Who? Take my word for it, MDC is far better known over the water than it is here (which is barely at all, so far as I can see). Try: the NASDAQ-quoted company that owns Crispin Porter & Bogusky. There, now you dimly recall it. It was set up, or rather reinvented, by Canadian financial whizzkid Miles Nadal – its chairman and chief executive – in 2004 and, if its website is to be believed, now has over 35 holdings. MDC is rapidly expanding: it spent $125m last year on a series of acquisitions. It is also (according to an authority in these matters) loss-making and heavily borrowed.
Now the why. Anomaly has been haemorraghing money recently and needed a fresh financial injection. Superficially, Anomaly has been performing very well, particularly on the advertising front. For instance, it recently won a major advertising brief for Budweiser against staunch opposition from mainstream agencies. The incubator ‘intellectual property’ division, Anomaly IP, is what has been losing money by the shedload. There’s more on this in my earlier post. Following its appearance, Johnson assured me that I was misinformed about the company’s financial performance. I leave you to judge who was right.

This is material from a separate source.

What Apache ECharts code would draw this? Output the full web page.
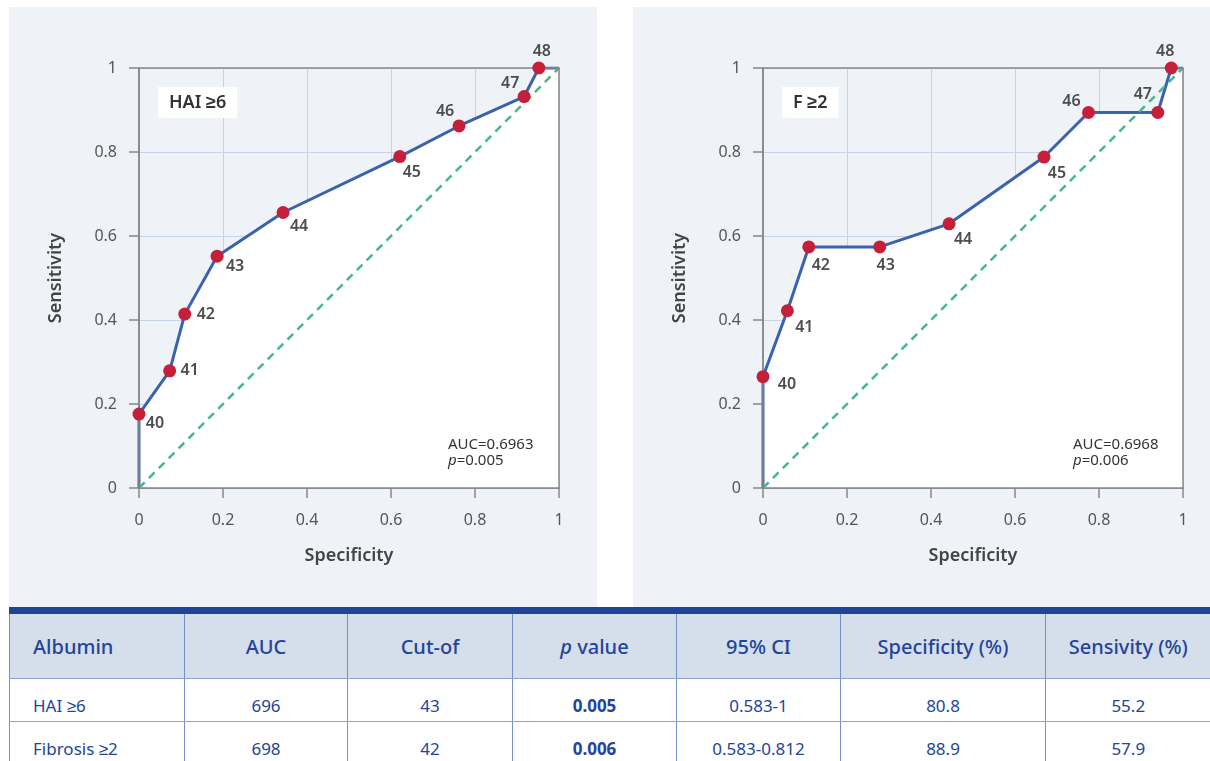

Interestingly, Johnson noted after the MDC deal was struck: “Given the degree of independence we have all become used to, it was essential that we are ‘fueled’ not ‘controlled’.” No doubt he is right about one thing. A deal struck with one of the premier league global marketing services groups (which he and his partners seem to have considered) might have been very “controlling” indeed. On the other hand, they are neither “loss-making” nor (even in IPG’s case) “heavily borrowed.”
UPDATE 11/2/11: Johnson has again been in contact with me, to point out that the MDC Partners deal was not driven by any lack of profitability within his own company. “It’s a strategic choice,” he tells me. “At a certain point in your evolution there’s client pressure to go global. Either you do it, or you don’t. We think it’s the right way forward. But to build a global micro network, we’re going to need more funding.” Hence the logic of the deal.